- Leader: Modesto González
- Founded: 5 November 2016
- Preceded by: Andalusian Party
- Headquarters: El Puerto de Santa María
- Youth wing: Andalucista Youth
- Ideology: Andalusian nationalism Progressivism Left-wing nationalism Federalism
- Political position: Left-wing
- European affiliation: European Free Alliance
- Congress of Deputies: 0 / 350
- Senate: 0 / 266
- European Parliament: 0 / 61
- Parliament of Andalusia: 0 / 109
- Mayors: 8 / 786
- Local seats: 104 / 9,067

Website
- andaluciaporsi.com

= Andalucía por Sí =

Andalucía por Sí ("Andalusia by Itself", A×Sí) is an Andalusian nationalist political party founded in 2016 as a successor to the former Andalusian Party. Its results in regional and general elections have been mostly residual, but it holds more than 100 local councilors and several mayorships.

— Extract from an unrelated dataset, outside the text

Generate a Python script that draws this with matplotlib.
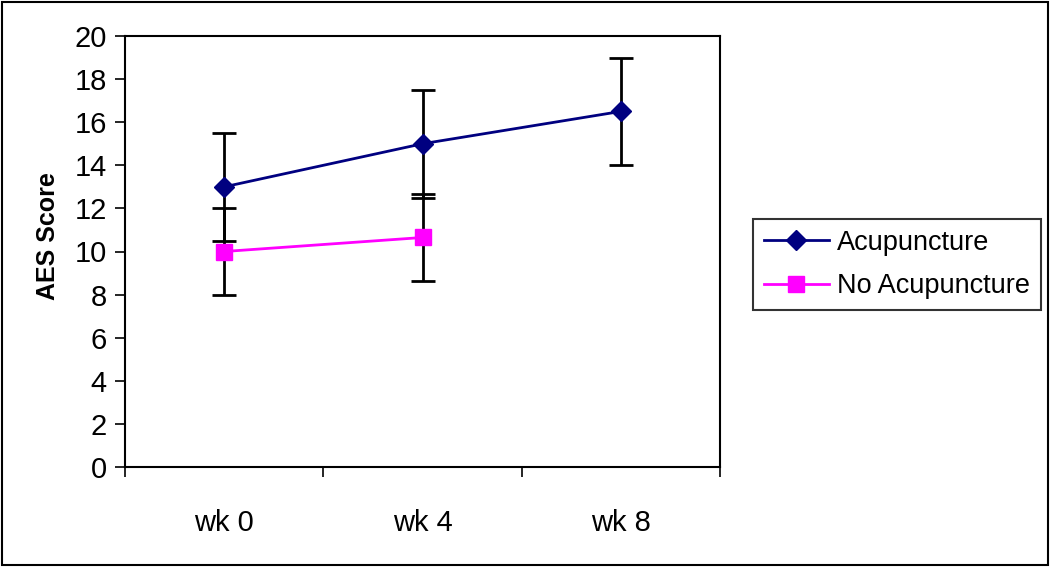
import numpy as np
import matplotlib.pyplot as plt
from matplotlib.patches import Rectangle

plt.rcParams['font.family'] = ['Liberation Sans', 'DejaVu Sans']

weeks = ['wk 0', 'wk 4', 'wk 8']
acu = [13.0, 15.0, 16.5]
acu_err = [2.5, 2.5, 2.5]
no_acu = [10.0, 10.65]
no_acu_err = [2.0, 2.0]

fig = plt.figure(figsize=(10.5, 5.67), dpi=100)
ax = fig.add_axes([125 / 1050, 1 - 467 / 567, 595 / 1050, 431 / 567])

x = np.arange(len(weeks)) + 0.5
ax.errorbar(x, acu, yerr=acu_err, color='#000080', lw=2, marker='D', ms=10.5,
            ecolor='black', elinewidth=2, capsize=8.5, capthick=2, label='Acupuncture')
ax.errorbar(x[:len(no_acu)], no_acu, yerr=no_acu_err, color='#FF00FF', lw=2, marker='s', ms=11,
            ecolor='black', elinewidth=2, capsize=8.5, capthick=2, label='No Acupuncture')

ax.set_xlim(0, 3)
ax.set_ylim(0, 20)
ax.set_yticks(np.arange(0, 21, 2))
ax.set_xticks([0, 1, 2, 3])
ax.set_xticklabels([])
ax.set_xticks(x, minor=True)
ax.set_xticklabels(weeks, minor=True)
ax.tick_params(axis='x', which='minor', length=0, pad=30, labelsize=21)
ax.tick_params(axis='x', which='major', length=7, width=1.2, direction='out')
ax.tick_params(axis='y', length=7, width=1.2, direction='out', labelsize=21, pad=6)
ax.set_ylabel('AES Score', fontsize=18, fontweight='bold')
ax.yaxis.set_label_coords(-0.11, 0.535)
for s in ax.spines.values():
    s.set_linewidth(1.5)

handles, labels = ax.get_legend_handles_labels()
leg = ax.legend([h[0] for h in handles], labels, loc='center left', bbox_to_anchor=(1.055, 0.47),
                fontsize=19.5, frameon=True, fancybox=False, edgecolor='black', handlelength=2.4,
                borderpad=0.4, labelspacing=0.65, handletextpad=0.3, borderaxespad=0)
leg.get_frame().set_linewidth(1.5)

fig.patches.append(Rectangle((0.002, 0.003), 0.996, 0.994, transform=fig.transFigure,
                             fill=False, edgecolor='black', lw=1.5))

fig.savefig('out.png', dpi=100)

After the dissolution of the Andalusian Party, Andalusianism lacked a strong party of reference. In February 2016 the platform "Andalucía × Sí" was created, and as a prelude to the party a manifesto called "28 de febrero" was signed by personalities such as Javier Aroca or José Chamizo. In November 2016, in a constituent congress with more than 400 attendees, many of them former activists of the AP. He defined himself as a federalist and left-wing activist, wanting to distance himself from the extinct AP and its errors. During the crisis of the coronavirus disease pandemic in 2020, he proposed, in the town halls where he had municipal representation, to fly the flags of the European Union at half-mast due to the lack of solidarity to help Spain.

== Program ==
In its political programme, it defends various issues, from the breaking down of the digital divide in the rural world, to the sustainable development of the economy, or a boost for R&D&I policy in Andalusia. It calls for a new agrarian reform in which the interests of productivity take precedence over those of large landowners. It redefines a new historical debt of the State with Andalusia that exceeds 9 billion euros. Likewise, A×Sí proposes a renegotiation with the Ministry of Defence for the lease of land used for military purposes. It also proposes a constitutional reform that recognises Andalusia as a historic nation and the Spanish Roma people in the Spanish Constitution as a community.